Sonnet 5 is unusual for two primary reasons. First, in the face of time’s destructive power, the speaker makes no overt pleas for the youth to procreate. Rather, the speaker turns to poetry as a medium that might contain the youth’s beauty for posterity. Second, the sonnet lacks the personal pronouns that populate Shakespeare’s sonnets. There are no instances of “I,” “you,” or “thou.” Indeed, readers might know nothing of the personal situation that encompasses Sonnet 5—including who is speaking to whom—were it not for the preceding and succeeding sonnets. Freed of pronouns, Sonnet 5 achieves an objective stance, reaching for suggestive images and metaphors to supply its argument. The objects at hand are not “I” and “thou,” but rather “the lovely gaze” and “summer’s distillation.” Readers—and the youth himself—are intended to read between the lines.
- The first quatrain elucidates the paradox of time’s passage. The speaker observes that the same “hours that with gentle work” created the youth’s beauty “will play the tyrants to the very same.” Time produces beauty and then destroys it. In the fourth line, Shakespeare expresses this paradox in a witty turn of phrase: time will “unfair which fairly doth excel.” Here, to “unfair” is to uglify, and to “fairly excel” is to excel at being fair, or beautiful. This is an example of Shakespeare’s technique of turning a word on its head to produce additional meaning.
- The second quatrain introduces the presiding metaphor of the poem. The seasonal progression from summer to winter represents the fair youth’s progression from youth to old age. Here, “never-resting time” is the agent of change and decay, leading summer to winter and youth to death. In lines seven and eight, Shakespeare gathers images from a landscape transformed by seasonal change. The images are charged with the qualities of human youth and their decline: “sap checked with frost and lusty leaves quite gone.”

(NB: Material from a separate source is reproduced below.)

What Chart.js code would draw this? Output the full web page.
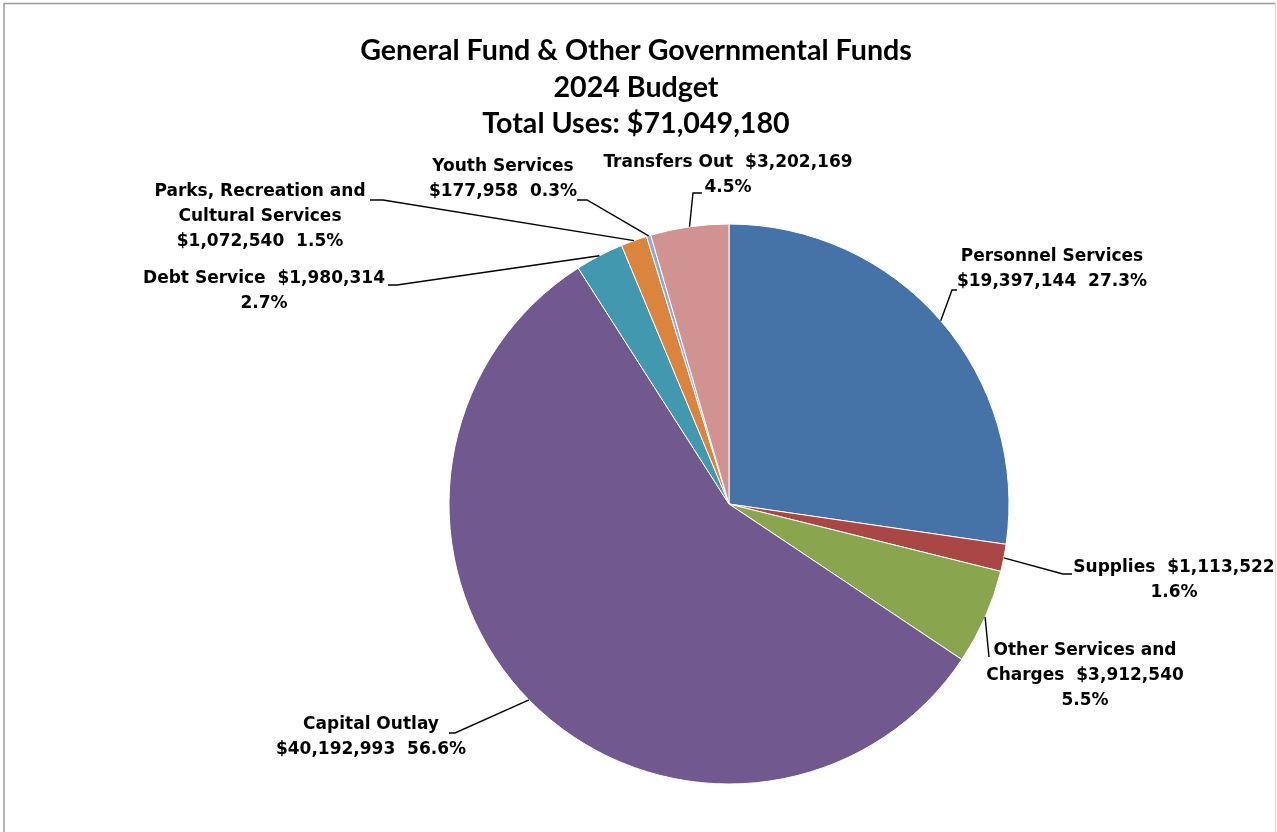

- The third quatrain begins with the sonnet’s volta , or turn. In Shakespeare’s sonnets, the volta often introduces a pivot in tone, a shift in the poem’s argument, or a fresh metaphor. In the case of Sonnet 5, all three changes arrive. Having detailed the ravages of time in the octave—the first two quatrains—the speaker proposes an answer. With this turn from problem to solution comes a turn from despair to hope. The...
(The entire section is 1,185 words.)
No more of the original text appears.